“Você tem que resistir. Resistir de qualquer maneira.”
Por trás das grades, a câmera se fixa em uma prisão. O plano estático, contudo, logo ganha movimento. Enquanto policiais torturam prisioneiros, consecutivas rotações completas desorientam o espectador. Mais que mero artifício cinematográfico, o estonteante fluxo simboliza a condição das personagens. Reféns de um governo ditatorial, três homens uruguaios experimentam todos os tipos de privações. Uma delas, a do tempo, já se explicita no título “Uma Noite de 12 Anos” (La Noche de 12 Años, 2018).
Em montagem de arquivo, sucedem-se, entre outras, imagens do Papa Paulo VI, da morte de Francisco Franco, do Oscar de “Um Estranho no Ninho” (One Flew Over the Cuckoo’s Nest, 1975) e do primeiro título mundial da Argentina. Anos se passam, assim, fora das escuras celas de José Alberto Mujica (Antonio de la Torre), Mauricio Rosencof (Chino Darín) e Eleuterio Fernández Huidobro (Alfonso Tort). Dentro, no entanto, o tempo se eterniza. Nessa lógica, os cortes rápidos e os sons amplificados simulam a perturbação psíquica dos protagonistas.

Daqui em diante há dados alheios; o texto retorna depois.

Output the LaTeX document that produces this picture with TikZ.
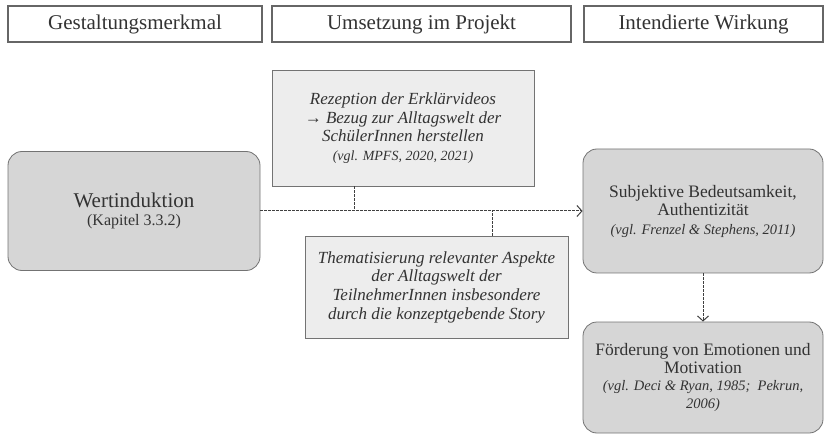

Interpretado por César Troncoso, um militar proíbe contato com os presos. “São rebeldes subversivos, traidores da pátria”, justifica. Suas palavras não encontram correspondência, entretanto, nas filmagens de corpos raquíticos. Contra as recomendações da Cruz Vermelha, a ditadura uruguaia nega a seus opositores o mínimo de humanidade. A personagem do versátil Troncoso sintetiza esse tratamento. Após representar o revolucionário Gregorio Esnal em “A Outra História do Mundo” (Otra historia del mundo, 2017), o ator montevideano incorpora agora o autoritarismo outrora combatido. O espanhol de la Torre (“Volver”), o argentino Darín (“O Silêncio do Céu”) e o uruguaio Tort (“As Ondas”), por sua vez, resumem em pequenos gestos a resistência – apesar de tudo – de suas figuras históricas.
“E ninguém se atreveu / A perturbar o som do silêncio” (“And no one dared / Disturb the sound of silence”). Em um dos momentos mais emocionantes do longa-metragem, a espanhola Sílvia Pérez Cruz canta a música de Simon & Garfunkel. Contrastada com imagens dos prisioneiros, a composição ganha novo sentido. O canto particularmente vagaroso e emocionado interpela o espectador para a ação. Mais atual que nunca, o filme brada: momentos como esses não podem se repetir. No Uruguai, Pepe Mujica elegeu-se presidente, Rosencof é Diretor de Cultura do Município de Montevidéu, e Huidobro – “El Ñato” – foi Ministro de Defesa antes de sua morte em 2016.
No Brasil, de outro modo, discursos semelhantes reaparecem mais de cinco décadas depois do golpe militar. “Uma Noite de 12 Anos” estreia, portanto, em momento oportuno. Em sintonia com o movimento #EleNão, lembrar os horrores das ditaduras latino-americanas consiste em dever histórico, e a rica experiência sensorial promovida pelo cineasta Álvaro Brechner (“Sr. Kaplan”) pode contribuir nesse sentido.
Duplamente premiado no Festival de Berlim de 2016 e exibido em Veneza este ano, a coprodução entre Uruguai, Espanha e Argentina chega, enfim, aos cinemas nacionais. Assim como o já mencionado “A Outra História do Mundo”, trata-se de um bom exemplar do cinema latino e um importante exercício de memória coletiva. Para além de uma mera biografia, afinal, Brechner constrói um angustiante retrato de uma época sombria. Ao mesmo tempo, contudo, não se entrega ao pessimismo. Seja plantando uma flor, lavando a louça para os futuros encarcerados ou imitando borboletas para a filha, Mujica, Rosencof e Ñato não abandonam a esperança – apesar de tudo, apesar de todos.
* O filme estreia dia 27, quinta-feira.